Well probably not an ode, but certainly an interesting discussion of the merits of print journals, particularly for some fields. Written by Karen Schneider (diva of Librarians’ Index to the Internet) she suggests faculty create their own mini-libraries if their librarians won’t keep the journals… also some interesting comments about journals as a mechanism of community.
Her commentary is on the National Book Critics Circle board blog.

August 9, 2007

Scholarly communication & author rights

Saw this entry on the Language Log blog. The author has learned one of his articles has been purchased by a publisher to put in an book.

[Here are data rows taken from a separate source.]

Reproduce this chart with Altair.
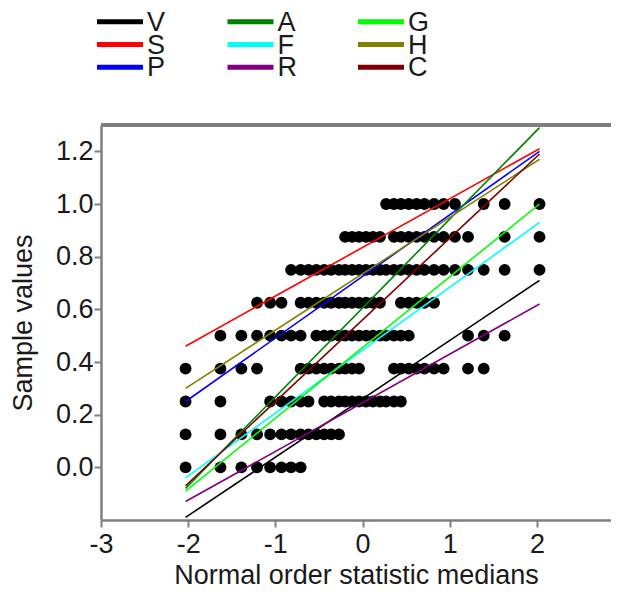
import altair as alt
import pandas as pd

# ---- data ----
series = ["V", "S", "P", "A", "F", "R", "G", "H", "C"]
colors = ["#000000", "#ff0000", "#0000ff", "#008000", "#00ffff",
          "#800080", "#00ff00", "#808000", "#800000"]
legend_col = [0, 0, 0, 1, 1, 1, 2, 2, 2]
legend_row = [0, 1, 2, 0, 1, 2, 0, 1, 2]
line_x = [-2.03, 2.03]
line_y_start = [-0.19, 0.46, 0.25, -0.08, -0.04, -0.13, -0.09, 0.30, -0.07]
line_y_end = [0.71, 1.21, 1.20, 1.29, 0.93, 0.62, 1.00, 1.17, 1.19]

levels = [1.0, 0.875, 0.75, 0.625, 0.5, 0.375, 0.25, 0.125, 0.0]
row_100 = [0.27, 0.36, 0.44, 0.53, 0.62, 0.71, 0.82, 0.93, 1.06, 1.39, 1.63, 2.03]
row_0875 = [-0.20, -0.12, -0.04, 0.04, 0.12, 0.20, 0.36, 0.44, 0.53, 0.62, 0.71,
            0.82, 0.93, 1.06, 1.21, 1.63, 2.03]
row_075 = [-0.82, -0.71, -0.62, -0.53, -0.44, -0.36, -0.27, -0.20, -0.12, -0.04,
           0.04, 0.12, 0.20, 0.27, 0.36, 0.44, 0.53, 0.62, 0.71, 0.82, 0.93, 1.06,
           1.21, 1.39, 1.63, 2.03]
row_0625 = [-1.21, -1.06, -0.93, -0.71, -0.62, -0.53, -0.44, -0.36, -0.27, -0.20,
            -0.12, -0.04, 0.04, 0.12, 0.20, 0.44, 0.53, 0.62, 0.71, 0.82]
row_050 = [-1.63, -1.39, -1.21, -1.06, -0.93, -0.82, -0.71, -0.53, -0.44, -0.36,
           -0.27, -0.20, -0.12, -0.04, 0.04, 0.12, 0.20, 0.27, 0.36, 0.44, 0.53,
           1.21, 1.39, 1.63]
row_0375 = [-2.03, -1.63, -1.39, -1.21, -0.71, -0.62, -0.53, -0.44, -0.36, -0.27,
            -0.20, -0.12, -0.04, 0.36, 0.44, 0.53, 0.62, 0.71, 0.82, 0.93, 1.21, 1.39]
row_025 = [-2.03, -1.63, -1.06, -0.93, -0.82, -0.71, -0.62, -0.44, -0.36, -0.27,
           -0.20, -0.12, -0.04, 0.04, 0.12, 0.20, 0.27, 0.36, 0.44]
row_0125 = [-2.03, -1.63, -1.39, -1.21, -1.06, -0.93, -0.82, -0.71, -0.62, -0.53,
            -0.44, -0.36, -0.27]
row_000 = [-2.03, -1.63, -1.39, -1.21, -1.06, -0.93, -0.82, -0.71]
rows = [row_100, row_0875, row_075, row_0625, row_050, row_0375, row_025, row_0125, row_000]

x_ticks = [-3, -2, -1, 0, 1, 2]
y_ticks = [0.0, 0.2, 0.4, 0.6, 0.8, 1.0, 1.2]

# ---- tables ----
pts = pd.DataFrame(
    [{"x": xv, "y": lv} for lv, r in zip(levels, rows) for xv in r]
)
lines = pd.DataFrame(
    [{"series": s, "color": c, "x": line_x[0], "y": a}
     for s, c, a in zip(series, colors, line_y_start)]
    + [{"series": s, "color": c, "x": line_x[1], "y": b}
       for s, c, b in zip(series, colors, line_y_end)]
)
leg = pd.DataFrame({"series": series, "color": colors, "col": legend_col, "row": legend_row})

FONT = "Liberation Sans"
TXT = "#1a1a1a"
AX = "#7f7f7f"
W, H = 510, 395
xs = alt.Scale(domain=[-3, 2.85], nice=False, zero=False)
ys = alt.Scale(domain=[-0.2, 1.3], nice=False, zero=False)

x_axis = alt.Axis(values=x_ticks, labelExpr="'' + datum.value", title="Normal order statistic medians",
                  grid=False, tickSize=7, tickWidth=2, tickColor=AX, domainColor=AX, domainWidth=2.5,
                  labelFontSize=27, labelFont=FONT, labelColor=TXT, labelPadding=4,
                  titleFontSize=27, titleFont=FONT, titleColor=TXT, titleFontWeight="normal",
                  titlePadding=5, labelFlush=False)
y_axis = alt.Axis(values=y_ticks, format=".1f", title="Sample values",
                  grid=False, tickSize=7, tickWidth=2, tickColor=AX, domainColor=AX, domainWidth=2.5,
                  labelFontSize=27, labelFont=FONT, labelColor=TXT, labelPadding=1,
                  titleFontSize=27, titleFont=FONT, titleColor=TXT, titleFontWeight="normal",
                  titlePadding=18, labelFlush=False)

dots = alt.Chart(pts).mark_circle(size=140, color="black", opacity=1).encode(
    x=alt.X("x:Q", scale=xs, axis=x_axis),
    y=alt.Y("y:Q", scale=ys, axis=y_axis),
)

fits = alt.Chart(lines).mark_line(strokeWidth=1.6, clip=True).encode(
    x=alt.X("x:Q", scale=xs),
    y=alt.Y("y:Q", scale=ys),
    color=alt.Color("color:N", scale=None),
    detail="series:N",
)

top_border = alt.Chart(pts).mark_rule(color=AX, strokeWidth=2.5).encode(
    x=alt.value(0), x2=alt.value(W), y=alt.value(0)
)

plot = alt.layer(dots, fits, top_border)

# ---- legend (3 columns x 3 rows) above the plot, through its own scales ----
SYM = 0.3525  # swatch length in column units
lx = alt.Scale(domain=[0, 1], range=[-4, 126.5], nice=False, zero=False)
ly = alt.Scale(domain=[0, 1], range=[-103.3, -80.5], nice=False, zero=False)
leg_base = alt.Chart(leg).transform_calculate(col_end=f"datum.col + {SYM}")
leg_sw = leg_base.mark_rule(strokeWidth=5, clip=False).encode(
    x=alt.X("col:Q", scale=lx, axis=None),
    x2="col_end:Q",
    y=alt.Y("row:Q", scale=ly, axis=None),
    color=alt.Color("color:N", scale=None),
)
leg_tx = leg_base.mark_text(align="left", baseline="middle", dx=4, dy=1, fontSize=27,
                            font=FONT, color=TXT, clip=False).encode(
    x=alt.X("col_end:Q", scale=lx, axis=None),
    y=alt.Y("row:Q", scale=ly, axis=None),
    text="series:N",
)
legend = alt.layer(leg_sw, leg_tx)

chart = alt.layer(plot, legend).resolve_scale(x="independent", y="independent").properties(
    width=W, height=H,
    autosize=alt.AutoSizeParams(type="none"),
    padding={"left": 93, "top": 117, "right": 0, "bottom": 69},
).configure_view(stroke=None).configure(background="white")

chart.save("out.html", embed_options={"renderer": "svg", "actions": False})
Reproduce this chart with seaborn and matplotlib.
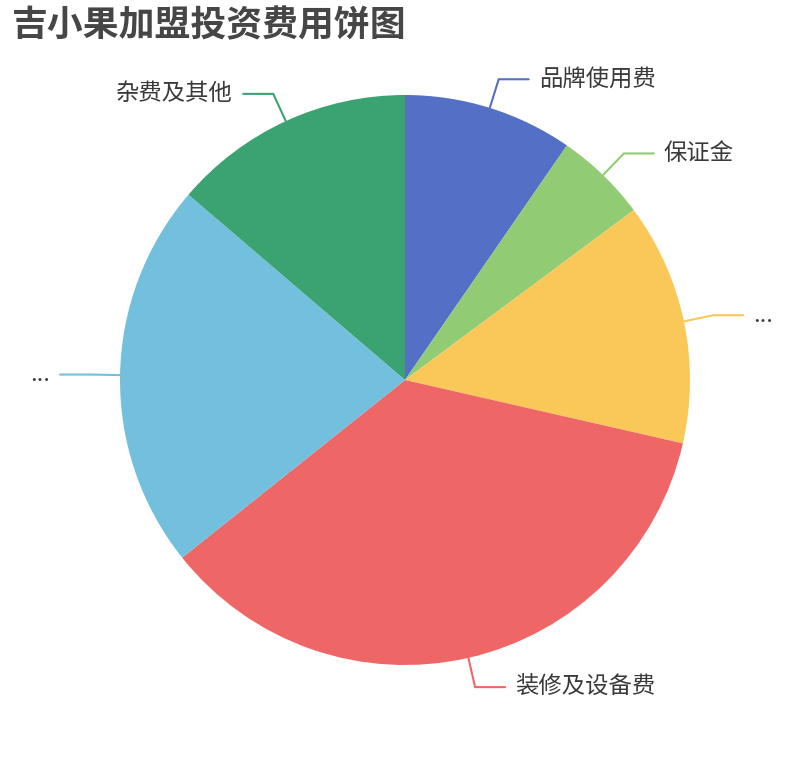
import numpy as np
import matplotlib.pyplot as plt
import seaborn as sns

# --- data ---
labels = ['品牌使用费', '保证金', '...', '装修及设备费', '...', '杂费及其他']
values = [3.5, 1.9, 5.0, 13.0, 8.0, 5.0]
colors = ['#5470c6', '#91cc75', '#fac858', '#ee6666', '#73c0de', '#3ba272']
title = '吉小果加盟投资费用饼图'

sns.set_theme(style='white')
plt.rcParams['font.family'] = ['Noto Sans CJK SC', 'DejaVu Sans']

W, H = 810, 760
fig = plt.figure(figsize=(W / 100, H / 100), dpi=100)
ax = fig.add_axes([0, 0, 1, 1])
ax.set_xlim(0, W)
ax.set_ylim(0, H)
ax.set_aspect('equal')
ax.axis('off')

cx, cy, r = 405, 380, 285
wedges, _ = ax.pie(values, colors=sns.color_palette(colors), startangle=90,
                   counterclock=False, center=(cx, cy), radius=r,
                   wedgeprops=dict(linewidth=0))
ax.set_xlim(0, W)
ax.set_ylim(0, H)

# label lines, echarts-like
len1, len2, gap = 30, 30, 10
for w, lab, col in zip(wedges, labels, colors):
    mid = np.deg2rad((w.theta1 + w.theta2) / 2)
    c, s = np.cos(mid), np.sin(mid)
    p1 = (cx + r * c, cy + r * s)
    p2 = (cx + (r + len1) * c, cy + (r + len1) * s)
    side = 1 if c >= 0 else -1
    p3 = (p2[0] + side * len2, p2[1])
    ax.plot([p1[0], p2[0], p3[0]], [p1[1], p2[1], p3[1]], color=col, lw=1.5,
            solid_joinstyle='miter')
    ax.text(p3[0] + side * gap, p3[1], lab, ha='left' if side > 0 else 'right',
            va='center', fontsize=16.8, color='#3a3a3a')

fig.text(12 / W, 1 - 26 / H, title, fontsize=25.8, fontweight='bold',
         color='#464646', ha='left', va='center')

plt.savefig('out.png', dpi=100)
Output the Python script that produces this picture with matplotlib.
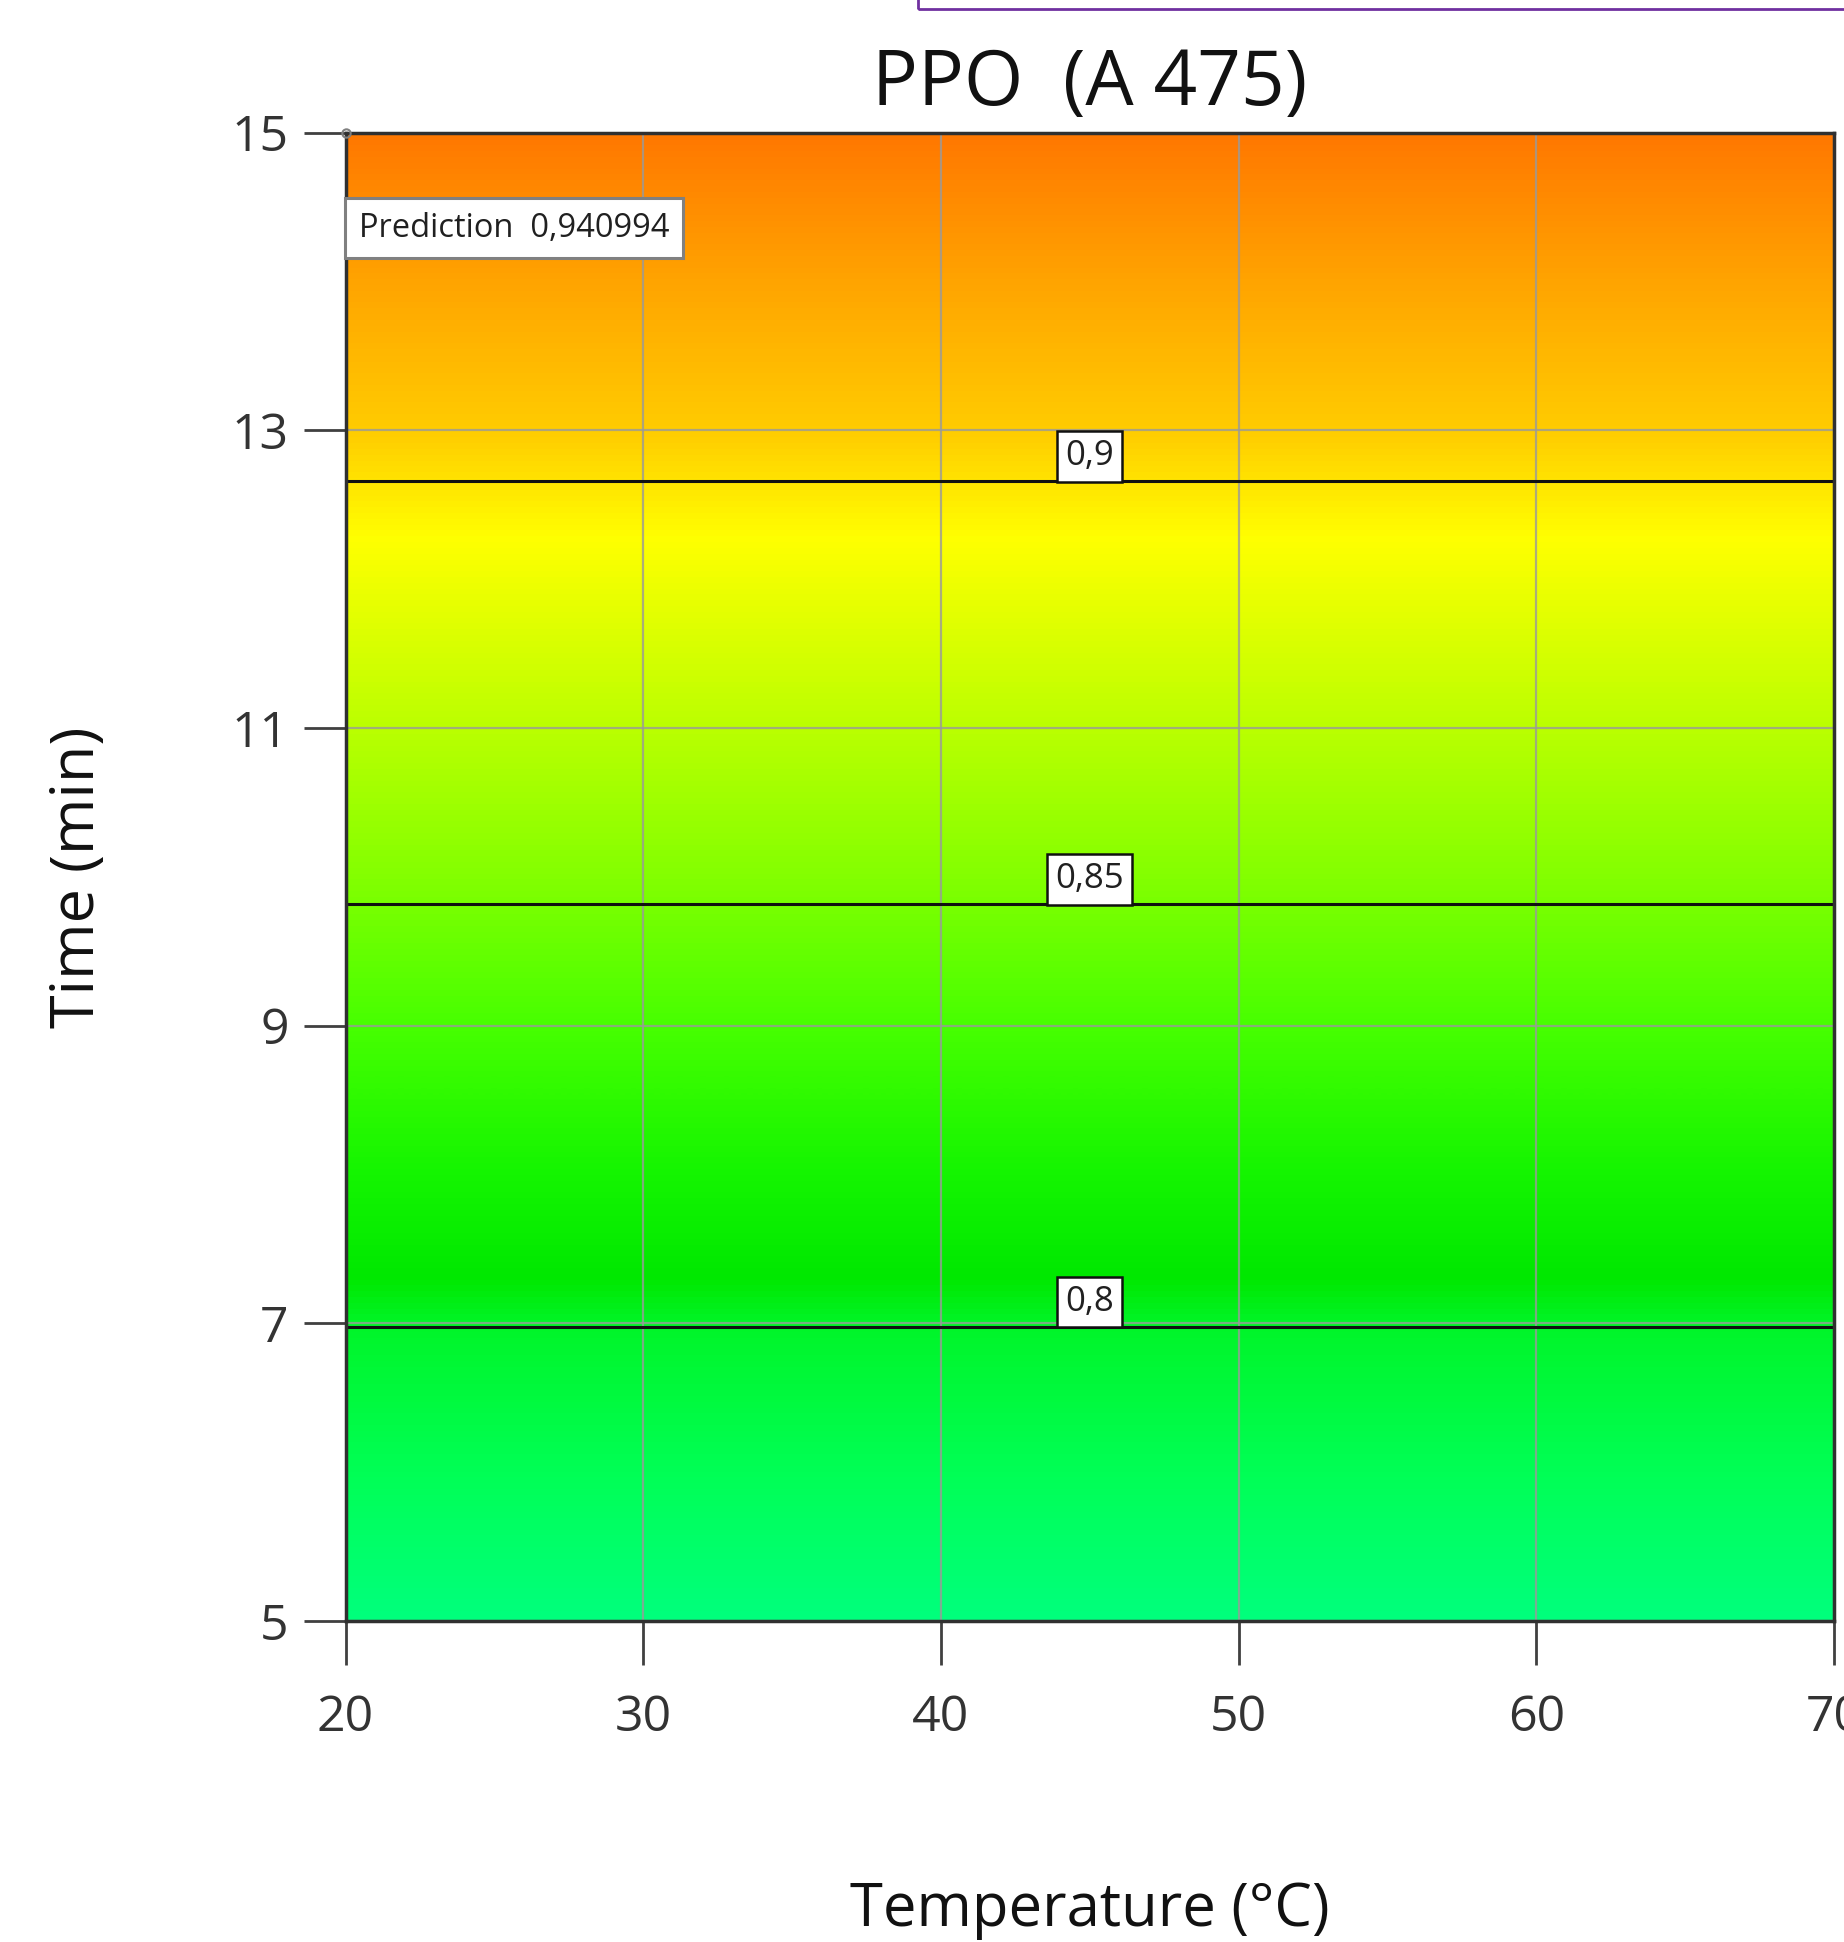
import numpy as np
import matplotlib
matplotlib.use("Agg")
import matplotlib.pyplot as plt
from matplotlib.colors import LinearSegmentedColormap
from matplotlib.patches import Rectangle

# ---- data ----
temperature = [20, 70]                      # °C (response constant in temperature)
time_points = [5, 7, 9, 11, 13, 15]         # min
prediction = [0.7651, 0.8004, 0.8356, 0.8708, 0.9060, 0.940994]
contour_levels = [0.8, 0.85, 0.9]
contour_labels = ["0,8", "0,85", "0,9"]
x_ticks = [20, 30, 40, 50, 60, 70]
y_ticks = [5, 7, 9, 11, 13, 15]
flag_point = (20, 15)
flag_text = "Prediction  0,940994"

plt.rcParams['font.family'] = ['Open Sans', 'DejaVu Sans']

fig = plt.figure(figsize=(18.44, 19.42), dpi=100)
L, R, T, B = 345.5, 1834, 132.5, 1621
W, H = 1844, 1942
ax = fig.add_axes([L / W, 1 - B / H, (R - L) / W, (B - T) / H])

stops = [
    (0.00, (0, 255, 125)),
    (0.10, (0, 255, 85)),
    (0.20, (0, 245, 40)),
    (0.23, (0, 232, 0)),
    (0.30, (20, 245, 0)),
    (0.40, (70, 255, 0)),
    (0.50, (130, 255, 0)),
    (0.60, (185, 255, 0)),
    (0.73, (255, 255, 0)),
    (0.80, (255, 205, 0)),
    (0.90, (255, 165, 0)),
    (1.00, (255, 120, 0)),
]
cmap = LinearSegmentedColormap.from_list(
    "de", [(p, tuple(c / 255 for c in col)) for p, col in stops])

Z = np.tile(np.array(prediction)[:, None], (1, len(temperature)))
dt = time_points[1] - time_points[0]
dx = temperature[1] - temperature[0]
ax.imshow(Z, origin='lower', aspect='auto', cmap=cmap,
          vmin=min(prediction), vmax=max(prediction),
          extent=[temperature[0] - dx / 2, temperature[1] + dx / 2,
                  time_points[0] - dt / 2, time_points[-1] + dt / 2],
          interpolation='bilinear', interpolation_stage='data', zorder=0)

TT, YY = np.meshgrid(temperature, time_points)
ax.contour(TT, YY, Z, levels=contour_levels, colors='#101010',
           linewidths=2.2, zorder=3)

for lev, lab in zip(contour_levels, contour_labels):
    tpos = np.interp(lev, prediction, time_points)
    ax.annotate(lab, xy=(45, tpos), xytext=(0, 5.5), textcoords='offset points',
                ha='center', va='bottom', fontsize=25, color='#202020', zorder=5,
                bbox=dict(boxstyle='square,pad=0.24', fc='white', ec='#101010', lw=1.8))

ax.set_xlim(20, 70)
ax.set_ylim(5, 15)
ax.set_xticks(x_ticks)
ax.set_yticks(y_ticks)
ax.grid(True, color='#9a9a9a', lw=1.6, alpha=0.8, zorder=1.5)

for s in ax.spines.values():
    s.set_linewidth(2.5)
    s.set_color('#303030')
    s.set_zorder(4)

ax.tick_params(axis='x', direction='out', length=32, width=2, color='#404040',
               labelsize=36, labelcolor='#333333', pad=20)
ax.tick_params(axis='y', direction='out', length=30, width=2, color='#404040',
               labelsize=36, labelcolor='#333333', pad=11)

ax.set_title("PPO  (A 475)", fontsize=55, color='#111111', pad=20)

ax.set_xlabel("Temperature (°C)", fontsize=43, color='#111111')
ax.xaxis.set_label_coords(0.5, -0.174)
ax.set_ylabel("Time (min)", fontsize=44, color='#111111')
ax.yaxis.label.set_va('center')
ax.yaxis.set_label_coords(-0.180, 0.5)

# flag
ax.plot([flag_point[0]], [flag_point[1]], 'o', mfc='none', mec='#808080', ms=6,
        mew=1.5, clip_on=False, zorder=6)
ax.annotate(flag_text, xy=flag_point, xytext=(9.5, -57), textcoords='offset points',
            ha='left', va='top', fontsize=23.5, color='#202020', zorder=6,
            bbox=dict(boxstyle='square,pad=0.42', fc='white', ec='#808080', lw=2.2))

# purple frame at top right (partial element of screenshot)
fig.patches.append(Rectangle((918 / W, 1 - 9 / H), 2, 2, fill=False,
                             edgecolor='#7030A0', lw=2,
                             transform=fig.transFigure, clip_on=False))

fig.savefig("out.png", dpi=100, facecolor='white')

Of course, as a scholarly writer who signed away his secondary publishing rights, he won’t see a penny of the £646 Routledge paid Elsevier for the article.

I guess it’s fair enough that Taylor & Francis (who own Routledge) paid Elsevier (who own Speech Communication) rather than paying us, since Elsevier never paid us anything either, following the normal political economy of the scientific publishing industry: academics do the research, writing and editing, funded by universities and government research grants, and the publishing conglomerates hold the copyrights and collect the money. (That’s in order to reward creativity and to ensure that the authors will remain motivated to dream up new things in the future, you understand.)

A few days later, he was notified that as author of one of the chapters, he could buy the 6 volume set at only $837 - a 40% discount!